Crawls Backward (When Alarmed)

IconProjects, musings about guitar builds, guitar repairs, vintage tube amplifiers, old radios, travel, home renovation, and other stuff.

Hammond 125CSE, Type 42 Amp, DIY Fostex 126En Speakers Come Together As One!

When you buy Hammond transformers (or most any transformer for that matter) you get a little schematic sheet that shows how to hook it up.

Whatcha do is find the impedance of the speaker you're using and the primary load.  I'm going to run an 8 ohm speaker - and I need a load of 7,000 ohms.  There isn't an exact match, which isn't too much of a concern for our amp.  I'm going to go with a 10K load - this will give a bit less power and (theoretically) a better bandwidth.  So I'm going to just connect the GRN (aka green) and black wires to my speaker terminals.

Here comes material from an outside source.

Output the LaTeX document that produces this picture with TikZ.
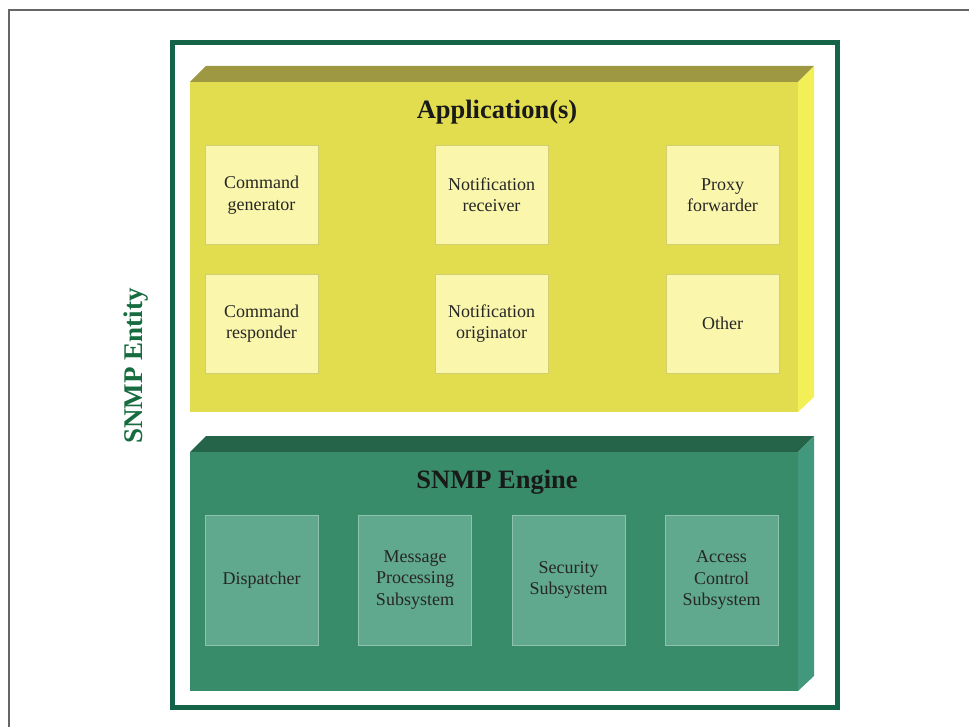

There, there now.  This won't hurt a bit.

I'm soldering the wiring for the new output transfomer.  I got this way cool Opti-Visor with LED lights on it.

Now we have the new transformer running on the amp and hooked back up into my "lab" bedroom system.

With the stuffing in the speaker, and the bigger output transformer on the amp, I actually have bass extension!  Not a ton, but a nice amount for such a small driver.

The speaker is really detailed - string quartets sound pretty amazing.  You can hear little changes in bowing! 

The sound is a bit more congested playing full symphonies, but that's to be expected.  Still, not bad at all.  I find myself really listening to the music - I think one would say it's "more involving."

I believe I mentioned the baffle step correction circuit.  I read a couple of articles such as the one here.  Then I cooked up this one

This goes in the line between the preamp and amp.  The pot lets you adjust a cut of up to 6 db at my "center" frequency, which I calculated to be 624 Hz (!).  Basically you calculate for the value of the capacitor - in my case it was .017uF.  I went through some .02 caps and measured them and found one that was about .018uF.

Martin King has done a lot of research on diffraction loss as well.  Most of the BSC designs I've seen use a circuit in the speaker line, which compensates for the rolloff, but also cut the speaker's efficiency.  I wanted to avoid that and so used the Elliot Sound Products circuit. 

It really works in practice - I find about half rotation (maybe 3 db?) of the pot better balances the highs and mids.


I've been running my FM-3 (on the top left in the picture of the whole 'system') with the cover off.  This is what the EMM-801 tuning eye tube looks like from the top - pretty cool.